When they got out on land, they saw a charcoal fire in place, with fish laid out on it, and bread. Jesus said to them, “Bring some of the fish that you have just caught.” So Simon Peter went aboard and hauled the net ashore, full of large fish, 153 of them. And although there were so many, the net was not torn. Jesus said to them, “Come and have breakfast.” Now none of the disciples dared ask him, “Who are you?” They knew it was the Lord. Jesus came and took the bread and gave it to them, and so with the fish. This was now the third time that Jesus was revealed to the disciples after he was raised from the dead. (John 21:9–14)
In the 1980s there was a great furore surrounding David Jenkins, one time Bishop in the Church of England. Prior to his consecration as Bishop of York, a petition with twelve thousand names was presented to the Archbishop fo York, urging him not to go ahead. Some days after his consecration, York Minster was struck with lightning, an event which some took as an expression of divine displeasure, and the satirical puppet show “Spitting Image” once portrayed him as trying to persuade God to become an atheist! A controversial figure, then.
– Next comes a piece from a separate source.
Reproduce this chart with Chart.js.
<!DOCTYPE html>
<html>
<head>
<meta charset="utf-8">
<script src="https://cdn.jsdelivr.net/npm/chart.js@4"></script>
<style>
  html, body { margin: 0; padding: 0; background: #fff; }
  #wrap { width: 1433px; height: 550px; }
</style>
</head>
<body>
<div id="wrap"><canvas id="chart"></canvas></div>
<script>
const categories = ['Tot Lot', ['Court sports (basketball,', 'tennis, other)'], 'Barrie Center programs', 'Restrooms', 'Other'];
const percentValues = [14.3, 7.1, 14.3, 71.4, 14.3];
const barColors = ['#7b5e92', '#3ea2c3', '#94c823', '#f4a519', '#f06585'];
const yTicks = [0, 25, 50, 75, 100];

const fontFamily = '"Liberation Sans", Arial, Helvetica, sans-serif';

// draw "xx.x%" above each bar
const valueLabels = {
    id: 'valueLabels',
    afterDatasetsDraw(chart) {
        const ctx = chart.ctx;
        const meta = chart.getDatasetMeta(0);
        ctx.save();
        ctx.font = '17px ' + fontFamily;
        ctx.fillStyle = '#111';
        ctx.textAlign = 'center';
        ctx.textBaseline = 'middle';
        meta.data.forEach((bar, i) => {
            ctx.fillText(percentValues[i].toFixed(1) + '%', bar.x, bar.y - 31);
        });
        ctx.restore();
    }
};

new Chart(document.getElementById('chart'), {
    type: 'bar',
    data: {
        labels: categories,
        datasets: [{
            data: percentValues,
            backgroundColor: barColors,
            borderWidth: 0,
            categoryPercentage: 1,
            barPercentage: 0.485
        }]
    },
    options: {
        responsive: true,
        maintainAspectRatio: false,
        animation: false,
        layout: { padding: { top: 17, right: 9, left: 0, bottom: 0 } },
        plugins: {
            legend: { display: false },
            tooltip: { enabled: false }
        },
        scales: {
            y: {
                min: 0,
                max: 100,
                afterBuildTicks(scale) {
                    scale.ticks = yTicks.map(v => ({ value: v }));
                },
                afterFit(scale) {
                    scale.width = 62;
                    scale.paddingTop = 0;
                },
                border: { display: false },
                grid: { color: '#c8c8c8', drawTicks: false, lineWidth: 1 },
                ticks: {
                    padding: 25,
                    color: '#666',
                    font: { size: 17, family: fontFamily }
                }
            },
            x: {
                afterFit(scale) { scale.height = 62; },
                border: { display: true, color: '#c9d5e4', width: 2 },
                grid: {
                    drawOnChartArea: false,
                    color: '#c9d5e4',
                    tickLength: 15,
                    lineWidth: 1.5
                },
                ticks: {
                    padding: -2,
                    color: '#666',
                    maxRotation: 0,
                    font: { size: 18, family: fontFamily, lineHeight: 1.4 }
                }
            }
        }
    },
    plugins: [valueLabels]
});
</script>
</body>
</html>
One of his statements which attracted attention was that the resurrection was “spiritual rather than physical”. As one text book put it, Jenkins believed: "the resurrection was not a single event, but a series of experiences that gradually convinced people that Jesus's life, power, purpose and personality were actually continuing”. Jesus’s “life” continues, but in a spiritual manner. He remains a force within the world, a force which is distinctively “Jesus”, but the physical resurrection is denied.
Now, we need to be careful not to dismiss the idea that Jesus is known spiritually. Paul, writing to the Galatians, asserts that “God has sent the Spirit of his Son into our hearts, crying, ‘Abba! Father!” (Galatians 4:6) and Peter speaks of the “Spirit of Christ” guiding the Old Testament prophets (1 Peter 1:11). That said, nothing here contradicts the physical resurrection of Christ. In fact, the idea of a “spiritual” resurrection is really just a modern thought, and the concept was unknown within ancient Judaism. The New Testament goes to great lengths to demonstrate the physical resurrection and , for example, we see Jesus cooking breakfast and eating fish.
And then we come back to the tricky issue of the empty tomb. Why would a spiritual resurrection result in the body disappearing? No, this theory may fit in with modern ideas which seek to deny any supernaturalism but it doesn’t fit with the evidence of the New Testament.